Weezer (The Green Album) IGN record review
|Studio album by Weezer|
|Released||May 15, 2001|
|Weezer (The Green Album)
Reviewer: "JR" (IGN)
Publishing date: December 12, 2007
James Bond and Batman made "reboots" glamorous, but there was nothing epic about Weezer's 2001 comeback (christened The Green Album in light of its cover art). At a lean 28 minutes and with nary a guitar solo in sight, Green is as spartan as power-pop gets. It followed a hiatus of tremendous length and was the lynchpin in whether old Weezer followers would take the band back while newcoming interlopers assessed Rivers Cuomo's undeniable gift for pop melody.
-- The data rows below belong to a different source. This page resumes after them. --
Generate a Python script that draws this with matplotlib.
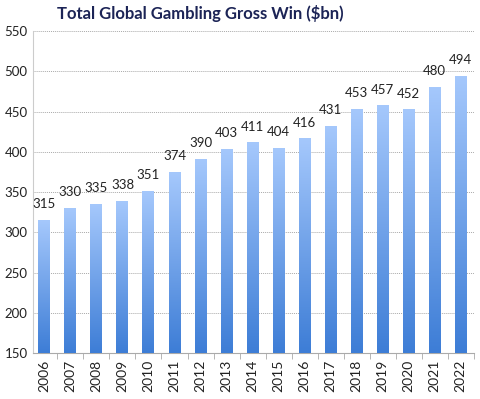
import numpy as np
import matplotlib.pyplot as plt
from matplotlib.colors import LinearSegmentedColormap

years = ['2006', '2007', '2008', '2009', '2010', '2011', '2012', '2013', '2014',
         '2015', '2016', '2017', '2018', '2019', '2020', '2021', '2022']
gross_win = [315, 330, 335, 338, 351, 374, 390, 403, 411, 404, 416, 431, 453, 457, 452, 480, 494]
y_ticks = [150, 200, 250, 300, 350, 400, 450, 500, 550]

plt.rcParams['font.family'] = ['Lato', 'DejaVu Sans']

fig = plt.figure(figsize=(4.81, 3.99), dpi=100)
ax = fig.add_axes([0.069, 0.115, 0.916, 0.807])

# gradient: dark blue at the bottom to light blue at the top
cmap = LinearSegmentedColormap.from_list('bar', ['#3d7dd6', '#a5c8fc'])
grad = np.linspace(0, 1, 256).reshape(-1, 1)
bar_w = 0.46
ymin = 150

x = np.arange(len(years))
for i, v in enumerate(gross_win):
    ax.imshow(grad, cmap=cmap, origin='lower', aspect='auto',
              extent=(x[i] - bar_w / 2, x[i] + bar_w / 2, ymin, v), zorder=3)
    ax.text(x[i], v + 13, str(v), ha='center', va='bottom', fontsize=9.5, color='#222222')

ax.set_xlim(-0.43, 16.5)
ax.set_ylim(150, 550)
ax.set_yticks(y_ticks)
ax.tick_params(axis='y', length=0, labelsize=9.5, colors='#222222', pad=4)
ax.set_xticks(x)
ax.set_xticklabels(years, rotation=90, fontsize=10, color='#222222')
ax.tick_params(axis='x', length=0, pad=5)
# small separators between categories
ax.set_xticks(x + 0.5, minor=True)
ax.tick_params(axis='x', which='minor', length=4, color='#aaaaaa')

ax.grid(axis='y', linestyle=(0, (1, 1)), color='#aaaaaa', linewidth=0.7, zorder=0)
for s in ['top', 'right']:
    ax.spines[s].set_visible(False)
ax.spines['left'].set_color('#cccccc')
ax.spines['bottom'].set_color('#aaaaaa')

fig.text(0.118, 0.966, 'Total Global Gambling Gross Win ($bn)', fontsize=12,
         fontweight='bold', color='#1c2456', ha='left', va='center')

fig.savefig('out.png', dpi=100)
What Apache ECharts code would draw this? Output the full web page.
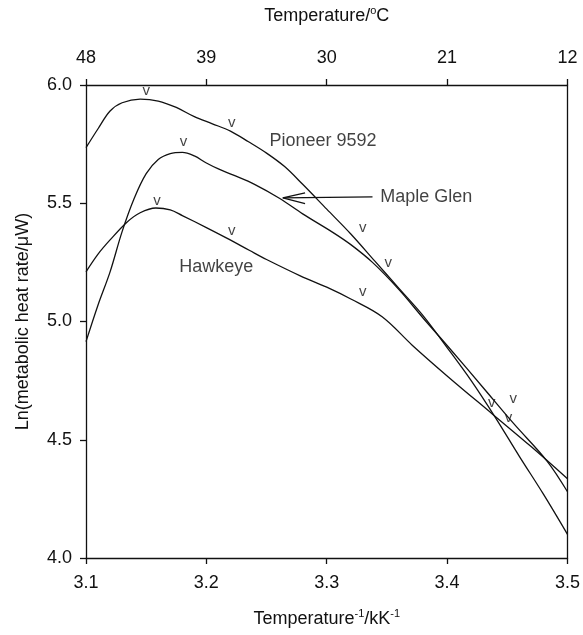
<!DOCTYPE html>
<html>
<head>
<meta charset="utf-8">
<script src="https://cdn.jsdelivr.net/npm/echarts@6/dist/echarts.min.js"></script>
<style>html,body{margin:0;padding:0;background:#fff;}#c{width:583px;height:635px;}</style>
</head>
<body>
<div id="c"></div>
<script>
// ---- data ----
const pioneer = [[3.100,5.735],[3.110,5.815],[3.120,5.89],[3.130,5.925],[3.145,5.94],[3.160,5.932],[3.175,5.905],[3.190,5.866],[3.205,5.836],[3.220,5.805],[3.235,5.76],[3.250,5.712],[3.265,5.655],[3.280,5.58],[3.300,5.475],[3.320,5.37],[3.340,5.255],[3.360,5.14],[3.380,5.025],[3.400,4.89],[3.420,4.75],[3.440,4.595],[3.460,4.43],[3.480,4.27],[3.500,4.10]];
const mapleGlen = [[3.100,4.915],[3.110,5.07],[3.120,5.21],[3.130,5.38],[3.140,5.52],[3.150,5.625],[3.160,5.685],[3.170,5.71],[3.180,5.715],[3.190,5.70],[3.200,5.67],[3.210,5.645],[3.222,5.62],[3.240,5.58],[3.261,5.52],[3.280,5.455],[3.305,5.377],[3.320,5.325],[3.338,5.25],[3.360,5.135],[3.380,5.015],[3.402,4.887],[3.430,4.72],[3.455,4.57],[3.483,4.41],[3.500,4.28]];
const hawkeye = [[3.100,5.21],[3.110,5.285],[3.120,5.345],[3.134,5.42],[3.145,5.46],[3.158,5.48],[3.170,5.472],[3.180,5.448],[3.200,5.397],[3.219,5.347],[3.236,5.30],[3.250,5.262],[3.278,5.193],[3.300,5.145],[3.320,5.095],[3.346,5.02],[3.371,4.90],[3.400,4.77],[3.438,4.607],[3.470,4.47],[3.500,4.335]];
const vMarkX = [3.150,3.221,3.181,3.159,3.221,3.330,3.351,3.330,3.437,3.455,3.451];
const vMarkY = [5.974,5.842,5.759,5.508,5.382,5.396,5.250,5.124,4.657,4.671,4.594];
const curveNames = ['Pioneer 9592','Maple Glen','Hawkeye'];
const curveNameX = [3.252,3.344,3.177];
const curveNameY = [5.762,5.527,5.23];
const arrowShaft = [[3.338,5.527],[3.2635,5.523]];
const arrowHead = [[3.282,5.544],[3.2635,5.523],[3.282,5.498]];
const bottomTicks = {min:3.1,max:3.5,interval:0.1};
const leftTicks = {min:4.0,max:6.0,interval:0.5};
const topTickLabels = ['48','39','30','21','12'];

// ---- chart ----
const FONT = 'Liberation Sans, Arial, sans-serif';
const INK = '#111';
const chart = echarts.init(document.getElementById('c'), null, {renderer:'canvas'});
const lineSeries = (name, data) => ({
  name, type:'line', data, smooth:0.35, symbol:'none', xAxisIndex:0, yAxisIndex:0,
  lineStyle:{color:INK,width:1.3}, silent:true, z:3
});
const nameStyle = {fontSize:18, fontFamily:FONT, color:INK, lineHeight:22,
  rich:{sup:{fontSize:11, fontFamily:FONT, color:INK, lineHeight:12, verticalAlign:'top'}}};
chart.setOption({
  animation:false,
  backgroundColor:'#fff',
  grid:{left:86,right:15,top:84,bottom:73,containLabel:false},
  xAxis:[
    {type:'value', position:'bottom', min:bottomTicks.min, max:bottomTicks.max, interval:bottomTicks.interval,
     name:'Temperature{sup|-1}/kK{sup|-1}', nameLocation:'middle', nameGap:50, nameTextStyle:nameStyle,
     axisLine:{show:true,onZero:false,lineStyle:{color:INK,width:1.3}},
     axisTick:{show:true,inside:false,length:6,lineStyle:{color:INK,width:1.3}},
     axisLabel:{margin:16,fontSize:18,fontFamily:FONT,color:INK,formatter:v=>v.toFixed(1)},
     splitLine:{show:false}},
    {type:'category', position:'top', data:topTickLabels, boundaryGap:false,
     name:'Temperature/{sup|o}C', nameLocation:'middle', nameGap:58, nameTextStyle:nameStyle,
     axisLine:{show:true,onZero:false,lineStyle:{color:INK,width:1.3}},
     axisTick:{show:true,inside:false,length:6,alignWithLabel:true,lineStyle:{color:INK,width:1.3}},
     axisLabel:{margin:18,fontSize:18,fontFamily:FONT,color:INK,interval:0},
     splitLine:{show:false}}
  ],
  yAxis:[
    {type:'value', position:'left', min:leftTicks.min, max:leftTicks.max, interval:leftTicks.interval,
     name:'Ln(metabolic heat rate/μW)', nameLocation:'middle', nameGap:52, nameTextStyle:nameStyle,
     axisLine:{show:true,onZero:false,lineStyle:{color:INK,width:1.3}},
     axisTick:{show:true,inside:false,length:6,lineStyle:{color:INK,width:1.3}},
     axisLabel:{margin:14,fontSize:18,fontFamily:FONT,color:INK,formatter:v=>v.toFixed(1)},
     splitLine:{show:false}},
    {type:'value', position:'right', min:leftTicks.min, max:leftTicks.max,
     axisLine:{show:true,onZero:false,lineStyle:{color:INK,width:1.3}},
     axisTick:{show:false}, axisLabel:{show:false}, splitLine:{show:false}}
  ],
  series:[
    lineSeries('Pioneer 9592', pioneer),
    lineSeries('Maple Glen', mapleGlen),
    lineSeries('Hawkeye', hawkeye),
    {type:'line', data:arrowShaft, symbol:'none', lineStyle:{color:INK,width:1.3}, silent:true},
    {type:'line', data:arrowHead, symbol:'none', lineStyle:{color:INK,width:1.3}, silent:true},
    {type:'scatter', symbolSize:1, itemStyle:{color:'rgba(0,0,0,0)'}, silent:true,
     data:vMarkX.map((x,i)=>[x,vMarkY[i]]),
     label:{show:true, position:'inside', formatter:'v', fontSize:15, fontFamily:FONT, color:INK}},
    {type:'scatter', symbolSize:1, itemStyle:{color:'rgba(0,0,0,0)'}, silent:true,
     data:curveNames.map((n,i)=>({name:n, value:[curveNameX[i],curveNameY[i]]})),
     label:{show:true, position:'right', distance:0, formatter:'{b}', fontSize:18, fontFamily:FONT, color:INK}}
  ]
});
</script>
</body>
</html>
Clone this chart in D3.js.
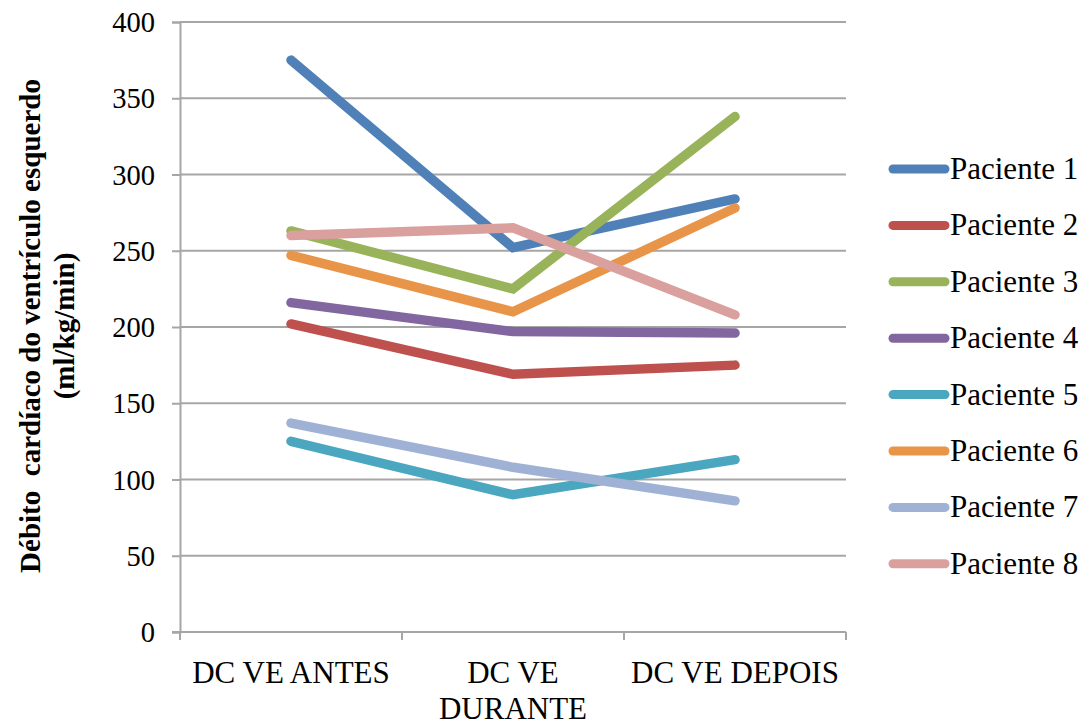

Of course, it was a smashing success, but we as Weezer fans are perpetually malcontent and many of us resent this candy-coated nugget.
The band was wise enough to acknowledge that they couldn't cobble together a Pinkerton II, nor would Rivers have wanted to. It follows necessarily that old-school fans would take umbrage with Green's sonic and lyrical simplicity. It was like being handed a glass of Franzia during an expensive French wine tasting. But even Franzia has its place, and Green's place is inside your car deck, when the windows are down and it's the first day of spring.
"Don't Let Go" kicks off a decalogy of songs, any one of which could have been a successful single. Generic lyrics about love supplement golden melodies; Green pleases the ear more than the brain. If you can divorce yourself from pretension and accept cotton candy for what it is, you'll get a hell of a lot of mileage out of Green. It's a pile of above-average songs by a great band. That's either agreeable to you or it isn't.
IGN's Rating Description (7.0 - 7.9): - A mostly good album, but one with some obvious problems. Albums scoring in the upper end of the range are likely to be solid, but not crucial.